We finish up with calculating the cost of the off-site storage service and finally the personnel cost of managing the system and maintaining the tape library. Other models seem to forget this cost or just assume it is the same as your cloud storage personnel costs.
Cloud Storage Costs — We start with calculating the cost to store the data. This uses the amount of data at the end of the year, versus trying to compute monthly numbers throughout the year. This overstates the total amount a bit, but simplifies the math without materially changing the results. We then calculate the cost to download the data, again using the number at the end of the period. We calculate the incremental cost of enhancing the network to send and restore cloud data. This is an incremental cost, not the total cost. Finally, we add in the personnel cost to access and check on the cloud storage system as needed.

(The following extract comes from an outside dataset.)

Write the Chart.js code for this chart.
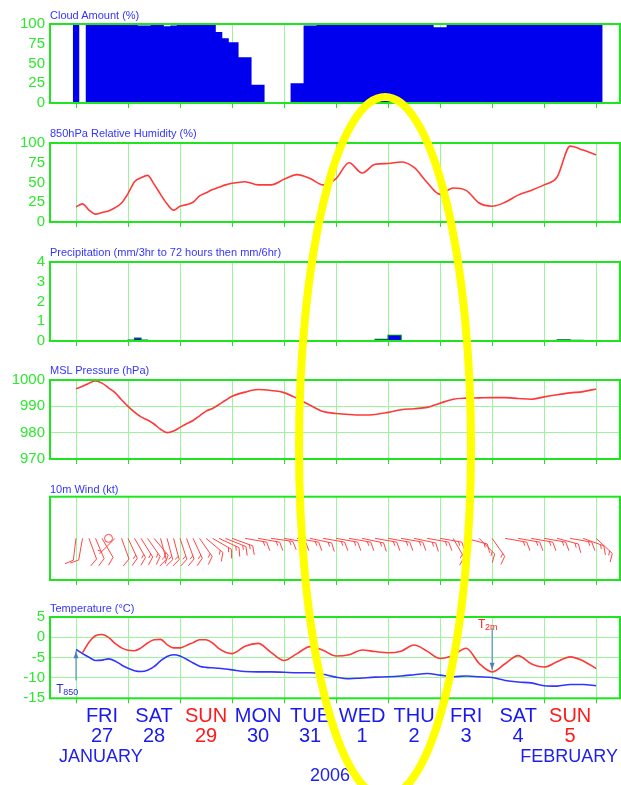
<!DOCTYPE html>
<html>
<head>
<meta charset="utf-8">
<script src="https://cdn.jsdelivr.net/npm/chart.js@4.4.1/dist/chart.umd.min.js"></script>
<style>
  body { margin: 0; background: #fff; font-family: "Liberation Sans", Arial, sans-serif; }
  #page { position: relative; width: 621px; height: 785px; overflow: hidden; }
  canvas.panel { position: absolute; left: 0; }
  .ttl { position: absolute; left: 50px; font-size: 11px; line-height: 12px; color: #3535ff; white-space: nowrap; z-index: 2; }
  .lbl { position: absolute; color: #2020ee; white-space: nowrap; z-index: 2; }
  #ring { position: absolute; left: 0; top: 0; z-index: 5; pointer-events: none; }
</style>
</head>
<body>
<div id="page"></div>
<script>
// forecast times (hours from 27 Jan 00Z): 3-hourly to 72h, then 6-hourly
const hours = [0,3,6,9,12,15,18,21,24,27,30,33,36,39,42,45,48,51,54,57,60,63,66,69,72,
  78,84,90,96,102,108,114,120,126,132,138,144,150,156,162,168,174,180,186,192,198,204,210,216,222,228,234,240];

const cloud = [100,0,100,100,100,100,100,99,100,100,98,98,100,100,97,98,100,100,100,100,100,100,90,82,77,
  58,23,1,0,25,98,100,100,100,100,100,100,100,100,100,96,100,100,100,100,100,100,100,100,100,100,100,100];

const humidity = [19,23,15,10,12,14,18,24,36,51,56,59,48,35,23,15,20,22,25,33,37,41,44,47,49,
  51,47,47,54,60,55,47,55,75,62,73,74,76,69,50,35,43,40,24,20,25,34,40,47,57,96,91,85];

// mm per interval ending at the given hour
const precip = [0,0,0,0,0,0,0,0,0,0.05,0.15,0.04,0,0,0,0,0,0,0,0,0,0,0,0,0,
  0,0,0,0,0,0,0,0,0,0,0,0.08,0.28,0,0,0,0,0,0,0,0,0,0,0,0,0.06,0.03,0];

const pressure = [996.7,997.6,998.8,999.6,998.8,997.0,995.2,992.5,990.0,987.8,986.0,984.8,983.3,981.3,980.0,980.6,982.0,983.4,984.6,986.4,988.2,989.2,990.7,992.3,993.8,
  995.4,996.4,996.0,995.2,993.0,990.4,988.0,987.3,986.9,986.7,986.9,987.7,988.7,989.1,989.6,991.2,992.7,993.1,993.2,993.3,993.3,993.0,992.7,993.6,994.4,995.1,995.6,996.6];

// wind: direction it blows from (deg) and speed (kt)
const windDir = [187,190,160,157,150,0,225,160,155,150,148,145,140,165,165,165,162,160,155,145,130,120,115,112,110,
  100,100,98,100,100,102,100,100,100,102,100,100,100,102,100,100,150,105,135,145,100,100,100,100,105,100,110,133];
const windSpeed = [10,10,10,10,10,0,5,10,15,15,15,15,15,15,15,15,15,15,15,15,15,15,15,15,15,
  15,15,15,15,15,15,15,15,15,15,15,15,15,15,15,15,15,15,15,15,15,15,15,15,15,15,15,15];

const t850 = [-3.0,-4.0,-4.9,-5.7,-5.6,-5.3,-5.8,-6.8,-7.6,-8.2,-8.4,-8.1,-7.2,-5.8,-4.7,-4.3,-4.6,-5.4,-6.3,-7.1,-7.4,-7.5,-7.6,-7.8,-8.0,
  -8.4,-8.5,-8.5,-8.6,-8.7,-8.7,-9.1,-9.8,-10.2,-10.0,-9.8,-9.7,-9.5,-9.2,-8.9,-9.3,-9.7,-9.5,-9.7,-9.9,-10.6,-11.0,-11.2,-11.9,-12.0,-11.6,-11.6,-11.9];
const t2m = [null,-3.8,-1.2,0.4,0.7,0.0,-1.5,-2.6,-3.2,-3.3,-2.6,-1.4,-0.6,-0.5,-1.8,-2.6,-2.6,-2.0,-1.3,-0.6,-0.6,-1.4,-2.8,-3.7,-4.0,
  -2.2,-1.5,-3.7,-5.7,-4.0,-2.3,-3.2,-4.6,-4.3,-3.1,-3.5,-3.8,-3.4,-1.9,-3.4,-5.2,-4.4,-2.7,-6.4,-8.5,-6.5,-4.5,-6.5,-7.3,-6.0,-4.8,-5.8,-7.7];

const dayTicks = [0,24,48,72,96,120,144,168,192,216,240];
const dayNoon = [12,36,60,84,108,132,156,180,204,228];
const dayNames = ['FRI','SAT','SUN','MON','TUE','WED','THU','FRI','SAT','SUN'];
const dayNums = ['27','28','29','30','31','1','2','3','4','5'];

const GREEN = '#1ee61e', GRID = '#9cf59c', LABEL = '#2ee82e';
Chart.defaults.font.family = '"Liberation Sans", Arial, sans-serif';
Chart.defaults.animation = false;

const page = document.getElementById('page');

const framePlugin = {
  id: 'frame',
  afterDatasetsDraw(chart) {
    const a = chart.chartArea, c = chart.ctx;
    c.save();
    c.strokeStyle = GREEN; c.lineWidth = 2;
    c.strokeRect(a.left, a.top, a.right - a.left, a.bottom - a.top);
    c.restore();
  }
};

function addTitle(text, areaTop) {
  const d = document.createElement('div');
  d.className = 'ttl'; d.textContent = text; d.style.top = (areaTop - 14) + 'px';
  page.appendChild(d);
}

function xScale(h) {
  return {
    type: 'linear', min: -12, max: 251,
    afterBuildTicks: s => { s.ticks = dayTicks.map(v => ({ value: v })); },
    ticks: { display: false },
    grid: { color: GRID, lineWidth: 1, tickLength: 5, tickColor: GREEN, tickWidth: 1 },
    border: { display: false },
    afterFit: s => { s.height = h; }
  };
}

function yScale(min, max, step, hgrid, show) {
  return {
    min: min, max: max,
    ticks: { display: show !== false, stepSize: step, autoSkip: false, color: LABEL, font: { size: 15 }, padding: 5,
      callback: v => String(v) },
    grid: { display: hgrid, color: GRID, lineWidth: 1, drawTicks: false },
    border: { display: false },
    afterFit: s => { s.width = 50; }
  };
}

function makePanel(areaTop, areaBottom, datasets, y, plugins, bottomTo, extraScales) {
  const top = Math.floor(areaTop - 12);
  const bottom = bottomTo || Math.ceil(areaBottom + 12);
  const cv = document.createElement('canvas');
  cv.className = 'panel';
  cv.width = 621; cv.height = bottom - top;
  cv.style.top = top + 'px';
  page.appendChild(cv);
  const xh = bottomTo ? 0 : bottom - areaBottom;
  const scales = Object.assign({ x: xScale(xh), y: y }, extraScales || {});
  return new Chart(cv, {
    type: 'line',
    data: { datasets: datasets },
    options: {
      responsive: false,
      layout: { padding: { top: areaTop - top, right: 1, left: 0, bottom: 0 } },
      plugins: { legend: { display: false }, tooltip: { enabled: false } },
      scales: scales
    },
    plugins: [framePlugin].concat(plugins || [])
  });
}

const pts = arr => hours.map((h, i) => ({ x: h, y: arr[i] }));

// step edges between forecast times
const edges = hours.map((h, i) => i === 0 ? h - (hours[1] - hours[0]) / 2 : (hours[i - 1] + h) / 2);
const lastEdge = hours[hours.length - 1] + (hours[hours.length - 1] - hours[hours.length - 2]) / 2;
const cloudPts = edges.map((e, i) => ({ x: e, y: cloud[i] })).concat([{ x: lastEdge, y: cloud[cloud.length - 1] }]);

// 1. cloud
addTitle('Cloud Amount (%)', 22.7);
makePanel(22.7, 105, [{
  data: cloudPts, stepped: 'before', fill: 'origin', backgroundColor: '#0000ee',
  borderWidth: 0, pointRadius: 0
}], yScale(0, 100, 25, false));

// 2. humidity
addTitle('850hPa Relative Humidity (%)', 141);
makePanel(141, 223.4, [{
  data: pts(humidity), borderColor: '#ff3838', borderWidth: 1.6, pointRadius: 0,
  cubicInterpolationMode: 'monotone', fill: false
}], yScale(0, 100, 25, false));

// 3. precipitation
addTitle('Precipitation (mm/3hr to 72 hours then mm/6hr)', 260);
makePanel(260, 342.3, [{
  data: pts(precip), stepped: 'after', fill: 'origin', backgroundColor: '#0000f0',
  borderColor: '#00703a', borderWidth: 1.2, pointRadius: 0,
  segment: { borderColor: c => (c.p0.parsed.y === 0 && c.p1.parsed.y === 0) ? 'rgba(0,0,0,0)' : '#00703a' }
}], yScale(0, 4, 1, false));

// 4. pressure
addTitle('MSL Pressure (hPa)', 378.3);
makePanel(378.3, 461, [{
  data: pts(pressure), borderColor: '#ff3838', borderWidth: 1.6, pointRadius: 0,
  cubicInterpolationMode: 'monotone', fill: false
}], yScale(970, 1000, 10, true));

// 5. wind barbs
function drawBarb(c, x, y, dir, spd) {
  if (spd < 2.5) {
    c.beginPath(); c.arc(x, y, 4, 0, Math.PI * 2); c.stroke(); return;
  }
  const r = dir * Math.PI / 180;
  const vx = Math.sin(r), vy = -Math.cos(r);
  const L = 22;
  const tx = x + vx * L, ty = y + vy * L;
  c.beginPath(); c.moveTo(x, y); c.lineTo(tx, ty);
  const px = -vy, py = vx;
  const fx = px * 0.87 + vx * 0.5, fy = py * 0.87 + vy * 0.5;
  let left = Math.round(spd / 5) * 5, pos = 0;
  while (left >= 10) {
    const bx = tx - vx * pos, by = ty - vy * pos;
    c.moveTo(bx, by); c.lineTo(bx + fx * 9, by + fy * 9);
    left -= 10; pos += 3.5;
  }
  if (left >= 5) {
    if (pos === 0) pos = 3.5;
    const bx = tx - vx * pos, by = ty - vy * pos;
    c.moveTo(bx, by); c.lineTo(bx + fx * 4.5, by + fy * 4.5);
  }
  c.stroke();
}
const barbPlugin = {
  id: 'barbs',
  afterDatasetsDraw(chart) {
    const c = chart.ctx, meta = chart.getDatasetMeta(0);
    c.save();
    c.strokeStyle = '#ff4545'; c.lineWidth = 1;
    meta.data.forEach((p, i) => drawBarb(c, p.x, p.y, windDir[i], windSpeed[i]));
    c.restore();
  }
};
addTitle('10m Wind (kt)', 496.7);
makePanel(496.7, 580, [{
  data: hours.map(h => ({ x: h, y: 0.5 })), showLine: false, pointRadius: 0
}], yScale(0, 1, 1, false, false), [barbPlugin]);

// 6. temperature, with day labels underneath
// arrows: hour, from value, to value; label: hour, value
const notes = [
  { name: '850', color: '#3030d0', h: 0, from: -10.6, to: -3.4, th: -9.1, tv: -13.0 },
  { name: '2m', color: '#ff2020', h: 192, from: 2.2, to: -8.0, th: 185.5, tv: 3.0 }
];
const notePlugin = {
  id: 'notes',
  afterDatasetsDraw(chart) {
    const c = chart.ctx, xs = chart.scales.x, ys = chart.scales.y;
    c.save();
    notes.forEach(n => {
      const x = xs.getPixelForValue(n.h), y0 = ys.getPixelForValue(n.from), y1 = ys.getPixelForValue(n.to);
      const d = y1 > y0 ? 1 : -1;
      c.strokeStyle = '#4f7fbf'; c.fillStyle = '#4f7fbf'; c.lineWidth = 1;
      c.beginPath(); c.moveTo(x, y0); c.lineTo(x, y1); c.stroke();
      c.beginPath(); c.moveTo(x, y1); c.lineTo(x - 2.5, y1 - d * 7); c.lineTo(x + 2.5, y1 - d * 7); c.closePath(); c.fill();
      const tx = xs.getPixelForValue(n.th), ty = ys.getPixelForValue(n.tv);
      c.textBaseline = 'middle';
      c.fillStyle = n.color;
      c.font = '12px "Liberation Sans", Arial, sans-serif';
      c.fillText('T', tx, ty);
      c.font = '9px "Liberation Sans", Arial, sans-serif';
      c.fillText(n.name, tx + 7, ty + 2);
    });
    c.restore();
  }
};
addTitle('Temperature (\u00B0C)', 615.7);
makePanel(615.7, 698.3, [
  { data: pts(t2m), borderColor: '#ff3838', borderWidth: 1.6, pointRadius: 0, cubicInterpolationMode: 'monotone', fill: false },
  { data: pts(t850), borderColor: '#3434ff', borderWidth: 1.6, pointRadius: 0, cubicInterpolationMode: 'monotone', fill: false }
], yScale(-15, 5, 5, true), [notePlugin], 785, {
  xl: {
    type: 'linear', min: -12, max: 251, position: 'bottom', weight: 1,
    afterBuildTicks: s => { s.ticks = dayNoon.map(v => ({ value: v })); },
    ticks: {
      autoSkip: false, maxRotation: 0, padding: 0,
      font: { size: 20, lineHeight: 1.0 },
      color: c => dayNames[c.index] === 'SUN' ? '#ff1a1a' : '#1a1aee',
      callback: (v, i) => [dayNames[i], dayNums[i]]
    },
    grid: { display: false },
    border: { display: false },
    afterFit: s => { s.height = 785 - 698.3; }
  }
});

function addLabel(text, css) {
  const d = document.createElement('div');
  d.className = 'lbl'; d.textContent = text;
  Object.assign(d.style, css);
  page.appendChild(d);
}
addLabel('JANUARY', { left: '59px', top: '746px', fontSize: '18px', lineHeight: '20px' });
addLabel('FEBRUARY', { right: '3px', top: '746px', fontSize: '18px', lineHeight: '20px' });
addLabel('2006', { left: '310px', top: '765px', fontSize: '18px', lineHeight: '20px' });

// yellow highlight ring
const ring = document.createElement('canvas');
ring.id = 'ring'; ring.width = 621; ring.height = 785;
page.appendChild(ring);
const rc = ring.getContext('2d');
rc.strokeStyle = '#ffff00'; rc.lineWidth = 8;
rc.beginPath(); rc.ellipse(385, 447, 86, 350, 0, 0, Math.PI * 2); rc.stroke();
</script>
</body>
</html>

Result Tables — These are the totals from the LTO and cloud storage section in one place.
B2 Fireball Section
There is a small section and some variables associated with the B2 Fireball data transfer service. This service is useful to transfer large amounts of data from your organization to Backblaze. There is a cost for this service of $550 per month to rent the Fireball, plus $75 for shipping. Organizations with existing LTO libraries often don’t want to use their network bandwidth to transfer their entire library, so they end up keeping some LTO systems just to read their archived tapes. The B2 Fireball can move the data in the library quickly and let you move completely away from LTO if desired.
Summary
While we think the model is pretty good there is always room for improvement. If you have any thoughts you’d like to share, let us know in the comments. One more thing: the model is free to update and use within your organization, but if you publicize it anywhere please cite Backblaze as the original source.